Learning.com’s most popular app teaching personalized + gamified typing skills.

 

LEARNING.COM

Digital Literacy Assessments

THE GOAL

Help districts understand the digital literacy skill level of their students in order to create a curriculum plan that will effectively bridge any gaps.

After students complete the assessment, Learning.com provides a dashboard for both administrators and teachers to help guide their instructional plan to improve student outcomes. Previous versions of the assessments were aligned to outdated standards so DLA aimed to create relevant questions that map to the ISTE 2016 concepts and migrate off of flash to HTML5.)  

My Role: Product Design, User Research, UX Architecture, Front-End Development

Tools: Adobe CC, Sketch, Angular, Bootstrap, SCSS, HTML

EMPATHIZE + DEFINE

One of the main concerns prospects have when deciding to purchase content is the need for accessibility. Additionally, allowing districts to have better visibility into student learning gaps would allow them to understand how to support schools, teachers and students.

I collaborated with product, development, customer support and sales to have a better understanding of customer needs with DLA. We partnered with a third party (Learnosity) to integrate assessment question templates via their API which allowed us to make significant headway with accessibility compliance and testing.
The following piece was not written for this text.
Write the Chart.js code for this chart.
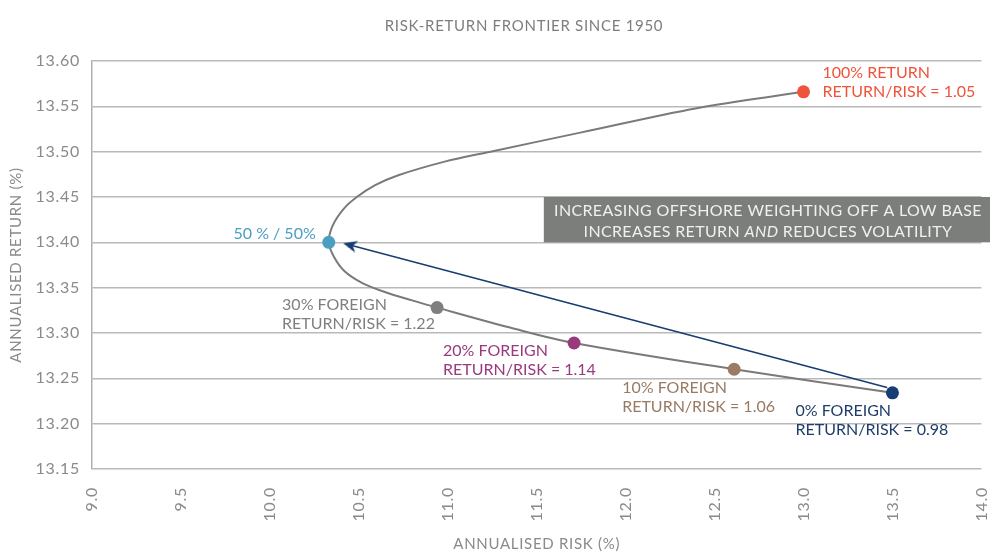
<!DOCTYPE html>
<html lang="en">
  <head>
    <meta charset="UTF-8" />
    <title>Risk-Return Frontier</title>
    <style>
      body { margin: 0; background: #fff; }
      #wrap { width: 990px; height: 552px; }
    </style>
  </head>
  <body>
    <div id="wrap">
      <canvas id="frontierChart"></canvas>
    </div>

    <script src="https://cdn.jsdelivr.net/npm/chart.js"></script>
    <script>
      // portfolio points
      const pointNames = ["0% FOREIGN", "10% FOREIGN", "20% FOREIGN", "30% FOREIGN", "50 % / 50%", "100% RETURN"];
      const pointRatios = ["0.98", "1.06", "1.14", "1.22", null, "1.05"];
      const pointRisk = [13.5, 12.61, 11.71, 10.94, 10.331, 13.0];
      const pointReturn = [13.234, 13.26, 13.289, 13.328, 13.4, 13.566];

      // frontier curve (0% foreign -> 100%)
      const curveRisk = [13.5, 12.61, 11.71, 11.35, 10.94, 10.8, 10.65, 10.52, 10.42, 10.36, 10.331,
        10.353, 10.415, 10.489, 10.592, 10.722, 10.983, 11.24, 11.745, 12.4, 13.0];
      const curveReturn = [13.234, 13.26, 13.289, 13.306, 13.328, 13.336, 13.345, 13.355, 13.368, 13.384, 13.4,
        13.4185, 13.437, 13.45, 13.463, 13.474, 13.489, 13.5, 13.521, 13.548, 13.566];

      // arrow from 0% foreign back to 50/50
      const arrowRisk = [13.47, 10.45];
      const arrowReturn = [13.24, 13.397];

      const riskTicks = [9.0, 9.5, 10.0, 10.5, 11.0, 11.5, 12.0, 12.5, 13.0, 13.5, 14.0];
      const returnTicks = [13.15, 13.2, 13.25, 13.3, 13.35, 13.4, 13.45, 13.5, 13.55, 13.6];

      const pointColors = ["#163e72", "#9b7b63", "#983a7c", "#7f7f7f", "#4a9ebf", "#ef543b"];
      const labelColors = ["#1f3d6a", "#9a7a62", "#983a7c", "#7f7f7f", "#4a9ebf", "#ef543b"];
      const navy = "#163e72";
      const font = "Lato";

      Chart.defaults.font.family = font;
      Chart.defaults.color = "#8a8a8a";

      // barbed arrow head pointing up
      let head = document.createElement("canvas");
      head.width = 12;
      head.height = 14;
      let hc = head.getContext("2d");
      hc.fillStyle = navy;
      hc.beginPath();
      hc.moveTo(6, 0);
      hc.lineTo(12, 14);
      hc.lineTo(6, 10);
      hc.lineTo(0, 14);
      hc.closePath();
      hc.fill();

      const xy = (xs, ys) => xs.map((x, i) => ({ x: x, y: ys[i] }));

      // label offsets from each point, in pixels
      const labelPos = [
        { dx: -97, dy: 18, align: "left" },
        { dx: -112, dy: 19, align: "left" },
        { dx: -131, dy: 8, align: "left" },
        { dx: -155, dy: -3, align: "left" },
        { dx: -13, dy: -8, align: "right" },
        { dx: 19, dy: -19, align: "left" },
      ];

      const notes = {
        id: "notes",
        beforeDraw(chart) {
          // wider tracking, closer to the original typeface
          chart.ctx.letterSpacing = "0.7px";
        },
        afterDatasetsDraw(chart) {
          const { ctx, scales } = chart;
          const xs = scales.x, ys = scales.y;
          ctx.save();
          ctx.textBaseline = "middle";

          // title
          ctx.letterSpacing = "0.7px";
          ctx.font = "15px " + font;
          ctx.fillStyle = "#7d7d7d";
          ctx.textAlign = "center";
          ctx.fillText("RISK-RETURN FRONTIER SINCE 1950", 524, 26);

          // grey callout box
          const bx = xs.getPixelForValue(11.54);
          const by = ys.getPixelForValue(13.45);
          const bb = ys.getPixelForValue(13.4);
          ctx.fillStyle = "#7b7e7b";
          ctx.fillRect(bx, by, chart.width - bx, bb - by);
          const cx = (bx + chart.width) / 2 + 1;
          const bf = "16px " + font;
          ctx.letterSpacing = "0.35px";
          ctx.fillStyle = "#f0f0f0";
          ctx.font = bf;
          ctx.fillText("INCREASING OFFSHORE WEIGHTING OFF A LOW BASE", cx, by + 14);
          const a = "INCREASES RETURN ", b = "AND", c = " REDUCES VOLATILITY";
          const wa = ctx.measureText(a).width, wc = ctx.measureText(c).width;
          ctx.font = "italic " + bf;
          const wb = ctx.measureText(b).width;
          let sx = cx - (wa + wb + wc) / 2;
          ctx.textAlign = "left";
          ctx.font = bf;
          ctx.fillText(a, sx, by + 35);
          ctx.font = "italic " + bf;
          ctx.fillText(b, sx + wa, by + 35);
          ctx.font = bf;
          ctx.fillText(c, sx + wa + wb, by + 35);

          // point labels
          ctx.letterSpacing = "0px";
          ctx.font = "16px " + font;
          pointNames.forEach((name, i) => {
            const px = xs.getPixelForValue(pointRisk[i]);
            const py = ys.getPixelForValue(pointReturn[i]);
            const p = labelPos[i];
            ctx.fillStyle = labelColors[i];
            ctx.textAlign = p.align;
            ctx.fillText(name, px + p.dx, py + p.dy);
            if (pointRatios[i]) {
              ctx.fillText("RETURN/RISK = " + pointRatios[i], px + p.dx, py + p.dy + 19);
            }
          });
          ctx.restore();
        },
      };

      let canvas = document.querySelector("#frontierChart");
      let chart = new Chart(canvas, {
        type: "scatter",
        data: {
          datasets: [
            {
              label: "frontier",
              data: xy(curveRisk, curveReturn),
              showLine: true,
              borderColor: "#7a7a7a",
              borderWidth: 2,
              tension: 0.35,
              pointRadius: 0,
              order: 3,
            },
            {
              label: "arrow",
              data: xy(arrowRisk, arrowReturn),
              showLine: true,
              borderColor: navy,
              borderWidth: 1.6,
              pointRadius: [0, 7],
              pointStyle: head,
              pointRotation: -75,
              order: 2,
            },
            {
              label: "portfolios",
              data: xy(pointRisk, pointReturn),
              pointRadius: 6.5,
              pointBackgroundColor: pointColors,
              pointBorderWidth: 0,
              order: 1,
            },
          ],
        },
        options: {
          responsive: true,
          maintainAspectRatio: false,
          animation: false,
          layout: { padding: { top: 61, right: 3, left: 0, bottom: 0 } },
          plugins: {
            legend: { display: false },
            tooltip: { enabled: false },
          },
          scales: {
            x: {
              type: "linear",
              min: 9,
              max: 14,
              afterBuildTicks: (s) => { s.ticks = riskTicks.map((v) => ({ value: v })); },
              afterFit: (s) => { s.height = 83; s.paddingRight = 0; },
              ticks: {
                minRotation: 90,
                maxRotation: 90,
                padding: 18,
                font: { size: 16 },
                color: "#8a8a8a",
                callback: (v) => Number(v).toFixed(1),
              },
              grid: { display: false, drawTicks: false },
              border: { display: false },
              title: {
                display: true,
                text: "ANNUALISED RISK (%)",
                font: { size: 15 },
                color: "#8a8a8a",
                padding: { top: 0, bottom: -1 },
              },
            },
            y: {
              min: 13.15,
              max: 13.6,
              afterBuildTicks: (s) => { s.ticks = returnTicks.map((v) => ({ value: v })); },
              afterFit: (s) => { s.width = 92; },
              ticks: {
                padding: 12,
                font: { size: 16 },
                color: "#8a8a8a",
                callback: (v) => Number(v).toFixed(2),
              },
              grid: { color: "#b9b9b9", lineWidth: 1.5, drawTicks: false },
              border: { color: "#b0b0b0", width: 1.5 },
              title: {
                display: true,
                text: "ANNUALISED RETURN (%)",
                font: { size: 15 },
                color: "#8a8a8a",
                padding: { top: 7, bottom: 0 },
              },
            },
          },
        },
        plugins: [notes],
      });
    </script>
  </body>
</html>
Striving to help learning be as equitable as possible, I connected with the Oregon Commission for the Blind in order to have a consultant help with a WCAG audit on our development process. As a team, we were able to have a deeper understanding of the 'why' behind WCAG compliance and updated our design system to provide accessible code snippets and examples.

I would like to customize the lesson chrome to accommodate my needs.
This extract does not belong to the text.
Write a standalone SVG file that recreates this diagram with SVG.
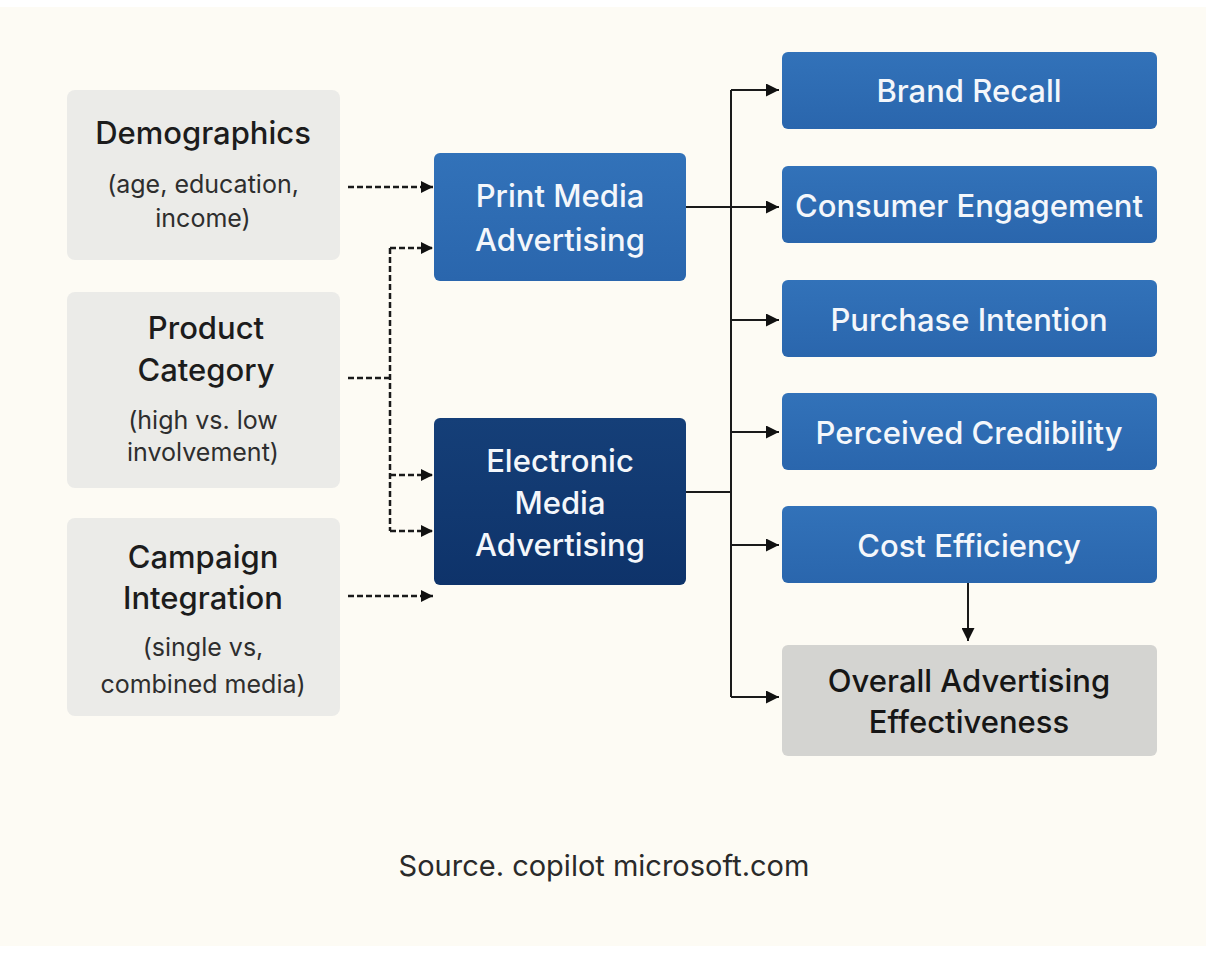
<svg xmlns="http://www.w3.org/2000/svg" width="1206" height="963" viewBox="0 0 1206 963">
  <defs>
    <linearGradient id="gBlue" x1="0" y1="0" x2="0" y2="1">
      <stop offset="0" stop-color="#3272b9"/>
      <stop offset="1" stop-color="#2a66ad"/>
    </linearGradient>
    <linearGradient id="gDark" x1="0" y1="0" x2="0" y2="1">
      <stop offset="0" stop-color="#153f78"/>
      <stop offset="1" stop-color="#0e336a"/>
    </linearGradient>
    <marker id="arr" viewBox="0 0 12 12" refX="12" refY="6" markerWidth="12" markerHeight="12" markerUnits="userSpaceOnUse" orient="auto">
      <path d="M0,0 L12,6 L0,12 z" fill="#111"/>
    </marker>
    <marker id="arrBig" viewBox="0 0 12 12" refX="12" refY="6" markerWidth="13" markerHeight="13" markerUnits="userSpaceOnUse" orient="auto">
      <path d="M0,0 L12,6 L0,12 z" fill="#111"/>
    </marker>
  </defs>
  <style>
    .bg { fill: #fdfbf4; }
    .ctx { fill: #ebebe8; }
    .blue { fill: url(#gBlue); }
    .dark { fill: url(#gDark); }
    .grey { fill: #d4d4d1; }
    text { font-family: "Inter", "Liberation Sans", sans-serif; text-anchor: middle; }
    .h { font-size: 31px; font-weight: 500; fill: #1c1c1c; }
    .s { font-size: 25px; font-weight: 400; fill: #2e2e2e; }
    .w { font-size: 31px; font-weight: 500; fill: #f4f7fb; }
    .ov { font-size: 31px; font-weight: 500; fill: #161616; }
    .src { font-size: 29px; font-weight: 400; fill: #2a2a2a; }
    .solid { stroke: #1a1a1a; stroke-width: 2; fill: none; }
    .dash { stroke: #1a1a1a; stroke-width: 2.5; fill: none; stroke-dasharray: 6 3; }
  </style>

  <rect class="bg" x="0" y="0" width="1206" height="963"/>
  <rect x="0" y="0" width="1206" height="7" fill="#ffffff"/>
  <rect x="0" y="946" width="1206" height="17" fill="#ffffff"/>

  <!-- moderating factors -->
  <g id="demographics">
    <rect class="ctx" x="67" y="90" width="273" height="170" rx="8"/>
    <text class="h" x="203" y="144">Demographics</text>
    <text class="s" x="203" y="193">(age, education,</text>
    <text class="s" x="203" y="227">income)</text>
  </g>
  <g id="product-category">
    <rect class="ctx" x="67" y="292" width="273" height="196" rx="8"/>
    <text class="h" x="206" y="339">Product</text>
    <text class="h" x="206" y="381">Category</text>
    <text class="s" x="203" y="429">(high vs. low</text>
    <text class="s" x="203" y="461">involvement)</text>
  </g>
  <g id="campaign-integration">
    <rect class="ctx" x="67" y="518" width="273" height="198" rx="8"/>
    <text class="h" x="203" y="568">Campaign</text>
    <text class="h" x="203" y="609">Integration</text>
    <text class="s" x="203" y="656">(single vs,</text>
    <text class="s" x="203" y="693">combined media)</text>
  </g>

  <!-- media types -->
  <g id="print-media">
    <rect class="blue" x="434" y="153" width="252" height="128" rx="6"/>
    <text class="w" x="560" y="207">Print Media</text>
    <text class="w" x="560" y="251">Advertising</text>
  </g>
  <g id="electronic-media">
    <rect class="dark" x="434" y="418" width="252" height="167" rx="6"/>
    <text class="w" x="560" y="472">Electronic</text>
    <text class="w" x="560" y="514">Media</text>
    <text class="w" x="560" y="556">Advertising</text>
  </g>

  <!-- outcomes -->
  <g id="brand-recall">
    <rect class="blue" x="782" y="52" width="375" height="77" rx="6"/>
    <text class="w" x="969" y="102">Brand Recall</text>
  </g>
  <g id="consumer-engagement">
    <rect class="blue" x="782" y="166" width="375" height="77" rx="6"/>
    <text class="w" x="969" y="217">Consumer Engagement</text>
  </g>
  <g id="purchase-intention">
    <rect class="blue" x="782" y="280" width="375" height="77" rx="6"/>
    <text class="w" x="969" y="331">Purchase Intention</text>
  </g>
  <g id="perceived-credibility">
    <rect class="blue" x="782" y="393" width="375" height="77" rx="6"/>
    <text class="w" x="969" y="444">Perceived Credibility</text>
  </g>
  <g id="cost-efficiency">
    <rect class="blue" x="782" y="506" width="375" height="77" rx="6"/>
    <text class="w" x="969" y="557">Cost Efficiency</text>
  </g>
  <g id="overall-effectiveness">
    <rect class="grey" x="782" y="645" width="375" height="111" rx="6"/>
    <text class="ov" x="969" y="692">Overall Advertising</text>
    <text class="ov" x="969" y="733">Effectiveness</text>
  </g>

  <!-- connectors -->
  <g id="connectors">
    <!-- moderator links -->
    <path class="dash" d="M348,187 H433" marker-end="url(#arr)"/>
    <path class="dash" d="M348,378 H390"/>
    <path class="dash" d="M390,248 V531"/>
    <path class="dash" d="M390,248 H433" marker-end="url(#arr)"/>
    <path class="dash" d="M390,475 H433" marker-end="url(#arr)"/>
    <path class="dash" d="M390,531 H433" marker-end="url(#arr)"/>
    <path class="dash" d="M348,596 H433" marker-end="url(#arr)"/>

    <!-- media to outcome bus -->
    <path class="solid" d="M686,207 H731"/>
    <path class="solid" d="M686,492 H731"/>
    <path class="solid" d="M731,90 V697"/>
    <path class="solid" d="M731,90 H779" marker-end="url(#arrBig)"/>
    <path class="solid" d="M731,207 H779" marker-end="url(#arrBig)"/>
    <path class="solid" d="M731,320 H779" marker-end="url(#arrBig)"/>
    <path class="solid" d="M731,432 H779" marker-end="url(#arrBig)"/>
    <path class="solid" d="M731,545 H779" marker-end="url(#arrBig)"/>
    <path class="solid" d="M731,697 H779" marker-end="url(#arrBig)"/>
    <path class="solid" d="M968,583 V641" marker-end="url(#arrBig)"/>
  </g>

  <text class="src" x="604" y="876">Source. copilot microsoft.com</text>
</svg>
I need to know how my schools, teachers and students are performing across my district.

IDEATION + TESTING

Moving to new Angular frameworks, integrating with the third party tool ‘Learnosity’ API and updating our design system allow us to address customer concerns and aid future work by adopting these new tools and accessibility practices.

I began sketching out some wireframes and conducted weekly design swarms with product and development in order to iterate on the initial concepts. I moved those designs into InVision and ran tests via UserTesting.com in order to quickly validate our choices.

One of my biggest inspirations for this project is the work that Intuit is doing with their design system and data visualization. When it came to the dashboard designs, I collected multiple sources of UI inspiration and challenged the team to get creative with the data UI. The design meetings were fun and ignited a spark with the team to push themselves beyond the initial ideas and constraints.

KEY TAKEAWAYS

  • Accessibility settings need to be easy to read and access for the student

  • Reducing complex words and too many options in the assessment chrome allows students to focus on the material

  • Post-assessment data needs to have well-organized, actionable data to inform next steps in instruction

  • Hovering over data with quick info helped interpret larger sets of data more easily

 
 

OUTCOMES

Decreased production time, WCAG compliance, decreased external costs, increased revenue and renewals.

“With online assessments, it’s critical that students are equipped with technology skills – from simple navigation to typing to word processing… Assessments should be an indicator of students’ knowledge and proficiency, not how well they can type or use a computer.” - says Learning.com’s Poprac, who has worked in the education technology and curriculum field for over 25 years.

Both the assessment content creation and analytics dashboards resulted in new components and patterns that we have begun to leverage with new projects.